If you do not clear directly with the person, you will vent with others and create gossip.
Look closely at your aversions to other’s behaviors—what is the conflict trying to teach you?
Lesson: Mastering Presence with Diana Chapman
Step #6 Clearing Model: Ending gossip
One of the real patterns that happens in companies is an issue of withholding from one another. To withhold means I've had a thought or a judgment or a story that I make up about you and I don't tell you. In order to withhold, it's a lot of energy to withhold. It's like taking one of those big tightly blown up beach balls and trying to keep it underwater all the time. It wants to keep popping up. So in order to withhold, I'm going to need to start to withdraw because if I can withdraw a little bit, it would relax me a little bit from all my withholding. So to withdraw, either physically I'll try to avoid you. If I have to sit next to you, I'll just withdraw mentally and "Hello. It's good to see you," or withdraw just emotionally altogether with feeling no heart connection at all to you.
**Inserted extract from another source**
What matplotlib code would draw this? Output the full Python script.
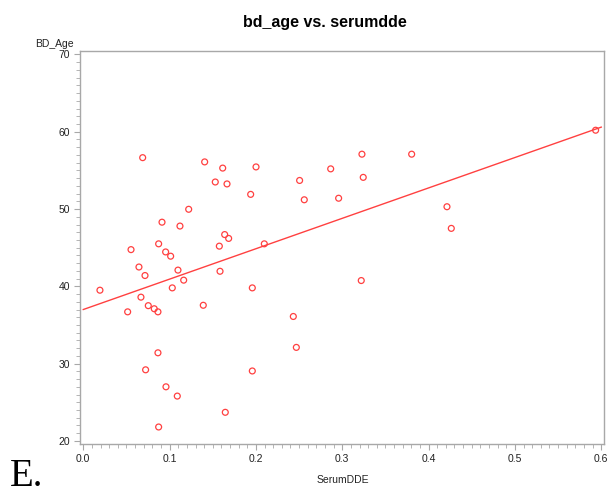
import numpy as np
import matplotlib
matplotlib.use("Agg")
import matplotlib.pyplot as plt
from matplotlib.ticker import MultipleLocator

plt.rcParams['font.family'] = ['Liberation Sans Narrow', 'Liberation Sans', 'DejaVu Sans']

# serum DDE vs. age at breast development
serum_dde = [0.0193, 0.0553, 0.0645, 0.0715, 0.0688, 0.0668, 0.0873, 0.0912, 0.0954,
             0.1012, 0.1031, 0.1097, 0.1120, 0.1163, 0.1221, 0.1406, 0.1529, 0.1615,
             0.1665, 0.1576, 0.1638, 0.1684, 0.1584, 0.1939, 0.2001, 0.2097, 0.1958,
             0.0514, 0.0753, 0.0822, 0.0865, 0.1390, 0.0865, 0.0722, 0.0958, 0.1089,
             0.1645, 0.0873, 0.1958, 0.2506, 0.2560, 0.2866, 0.2958, 0.3228, 0.3243,
             0.3804, 0.3220, 0.2433, 0.2468, 0.4213, 0.4263, 0.5935]
bd_age = [39.5, 44.75, 42.5, 41.4, 56.65, 38.6, 45.5, 48.3, 44.45,
          43.9, 39.8, 42.1, 47.8, 40.8, 49.97, 56.1, 53.5, 55.3,
          53.25, 45.2, 46.7, 46.2, 41.95, 51.9, 55.45, 45.5, 39.8,
          36.7, 37.5, 37.1, 36.7, 37.55, 31.4, 29.2, 27.0, 25.8,
          23.7, 21.8, 29.05, 53.7, 51.2, 55.2, 51.4, 57.1, 54.1,
          57.1, 40.75, 36.1, 32.1, 50.3, 47.5, 60.2]

# regression line end points
fit_x = [0.0, 0.6]
fit_y = [37.0, 60.6]

red = '#ff4040'
gray = '#a8a8a8'

fig = plt.figure(figsize=(6.1, 4.95), dpi=100)
ax = fig.add_axes([80 / 610, 1 - 444 / 495, 524 / 610, 393 / 495])

ax.plot(fit_x, fit_y, color=red, lw=1.0)
ax.scatter(serum_dde, bd_age, s=18, facecolors='none', edgecolors=red, linewidths=0.9, zorder=3)

ax.set_xlim(-0.0038, 0.6032)
ax.set_ylim(19.6, 70.45)
ax.xaxis.set_major_locator(MultipleLocator(0.1))
ax.xaxis.set_minor_locator(MultipleLocator(0.01))
ax.yaxis.set_major_locator(MultipleLocator(10))
ax.yaxis.set_minor_locator(MultipleLocator(1))
ax.xaxis.set_major_formatter(matplotlib.ticker.FormatStrFormatter('%.1f'))

for s in ax.spines.values():
    s.set_color(gray)
    s.set_linewidth(1.0)
ax.tick_params(which='both', colors=gray, labelcolor='#222222', labelsize=7.5, direction='out')
ax.tick_params(which='major', length=4, pad=3)
ax.tick_params(which='minor', length=3)

fig.text(325 / 610, 1 - 22 / 495, 'bd_age vs. serumdde', ha='center', va='center',
         fontsize=11.5, fontweight='bold')
fig.text(74 / 610, 1 - 44 / 495, 'BD_Age', ha='right', va='center', fontsize=7.5, color='#222222')
fig.text(343 / 610, 1 - 480 / 495, 'SerumDDE', ha='center', va='center', fontsize=7.5, color='#222222')
fig.text(10 / 610, 1 - 476 / 495, 'E.', ha='left', va='center', fontsize=28,
         family=['Liberation Serif', 'DejaVu Serif'])

fig.savefig('out.png', dpi=100)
And in that withdrawal, I'm going to start to see you a very specific way. I'm going to start only looking for evidence that validates my original story about you. My mind was really good at that. Our minds can do that. It will validate what we believe is right and we will ignore the rest. And so now I'm going to start to project onto you.
So I'll start to believe my story, and if I'm really good, I'll start to get other people to come around me and go "Oh, you've seen that about her too?" or "Oh, he's done that to you too?" and I'll get more and more evidence to project onto you, and that's where lots and lots of drama gets going in companies and in all of our personal relationships as well. It makes us feel disconnected from one another. And to withhold, we have to pull back. It's like a depression. You can start to feel depressed, withholding from people. We can even withhold from ourselves, our own thoughts and feelings.
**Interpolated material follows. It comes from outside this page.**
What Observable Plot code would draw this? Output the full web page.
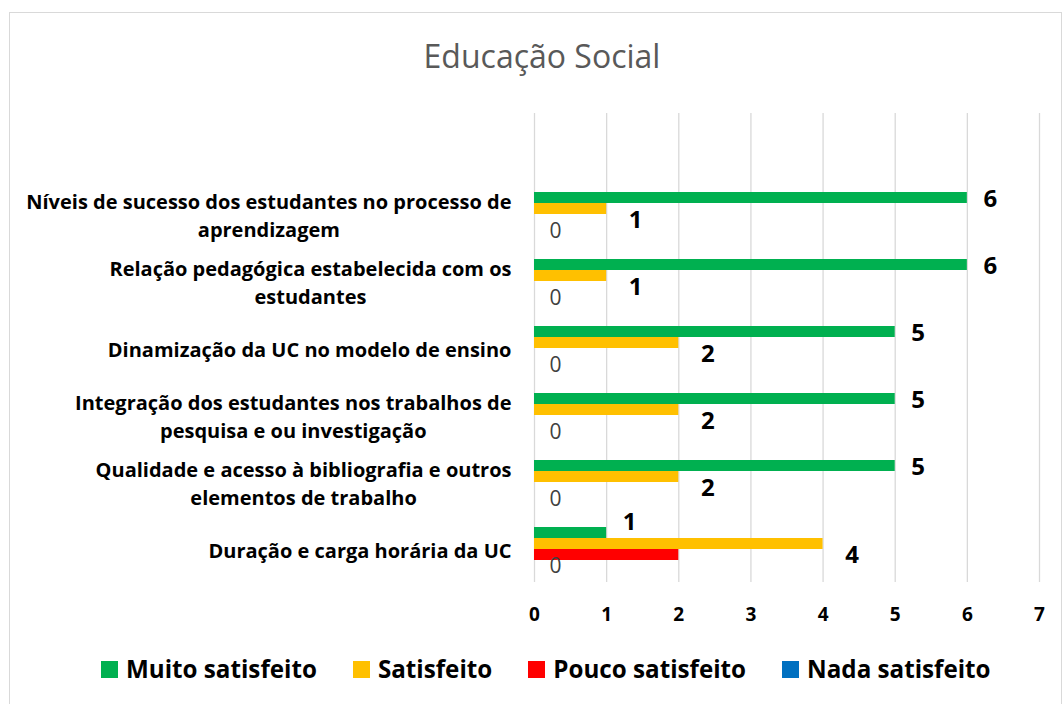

So what we have is a tool called the clearing model. So the clearing model is I might come to you and I might say, "This relationship means a lot to me, our collaborative relationship here, our business relationship. And I have something I'd like to clear. Are you available?" So you might be available in this moment or you might say, "I'm right in the middle of something. I could talk to you in an hour." I say, "Great."
So first, I start out with "Here's the feeling I have. I feel some anger and I notice that you feel a little scared coming to you to talk about it. The facts are you agreed that you would have that report to me by last Friday at 5:00 and it's Tuesday now. That's the facts. That's what the camera would record."
"The story I make up is that you're overwhelmed and that you're not taking responsibility for prioritizing your work and that it's costing me and the team. That's the story I've got going on here. And what I want is I really want to be able to collaborate with you in a way which we keep our agreements, so that if you're not going to be able to keep the agreement to give me the report on Friday that you let me know earlier so that I can reorganize what's happening over on my end, or let you know how challenging that's going to be so that maybe you reprioritize. But what I want is for us to keep our agreements with each other. And so then you're going to listen back and tell me what you heard and then we're going to see if there's any action steps needed or not. Sometimes I just want to let you know that this is what's been happening for me because not telling you means I have to stay separate. Telling you allows me to come closer." And so that's what the clearing models looks like.
And then there are some separate parts of the clearing model which I really like a lot, which is starting to take a look at "What can I learn more directly about this dissonance that I've created with you?" So I might ask the question of the part in you that I have an aversion to is you being irresponsible and I can recognize, "Oh yeah. I really am harsh on myself about keeping agreements. I'm a slave driver in here and I never give myself a break. So the fact that you gave yourself a break I resent you for because I won't do that for myself, and so that's part of why I got this going is because you're a mirror for me of taking a look at some aspect of myself that needs to be more whole or healed."
So then I use clearing model not just to clear but to really become more self-aware. And that's juicy. I mean I think conscious leaders are really looking at, "Why did I co-create this with you? What is this really about for me that's allowing me to learn something more about myself?" And then also I might say the part of me that I see in you that I have an attraction toward is this kind of a freedom you have to follow your own drum and not be so tight around your being so uber responsible because it's not a part of me that I let out very much. So we start to take a look at what can we both learn and then as you as the listener would go, "Oh, here's what I'm learning from your clearing. Here's where I can take responsibility, and then we create a new relationship with one another."
One of the things that we do see is some groups use some kind of a clearing model, ours or somebody else's, from a place of venting, which is "I want to come clear with you so I can puke all over you and tell you how you're doing it wrong, so I get some room to be right." And so we have to really help teams learn how to clear not from a place of venting but from a real place of "I want to take responsibility here. It's not just all about you and I'm not just here to get publicly told how right I am and so that you can learn how wrong you are."
It's an art form to really clear well, and especially if you want to clear and really learn, because my experience is every conflict that I have co-created in my life has been there because something is trying to open up in me. Something is trying to evolve, and so if I stay curious, how is this of service to me? How is she my ally in not showing up on time? What is there for me to learn? Perhaps maybe it's just to learn to be more authentic with my anger and say I want to keep clear agreements, or perhaps it's for me to learn that I'm too tough on myself around driving myself and not giving myself a break to change an agreement when I need to.
Clearing model is a powerful practice to eliminate a lot of drama because outside of clearing, I'm going to go clear with somebody else and I'm going to gossip. The less trust there is, the more we're going to drop below the line, because being below the line in and of itself is about "I don't trust."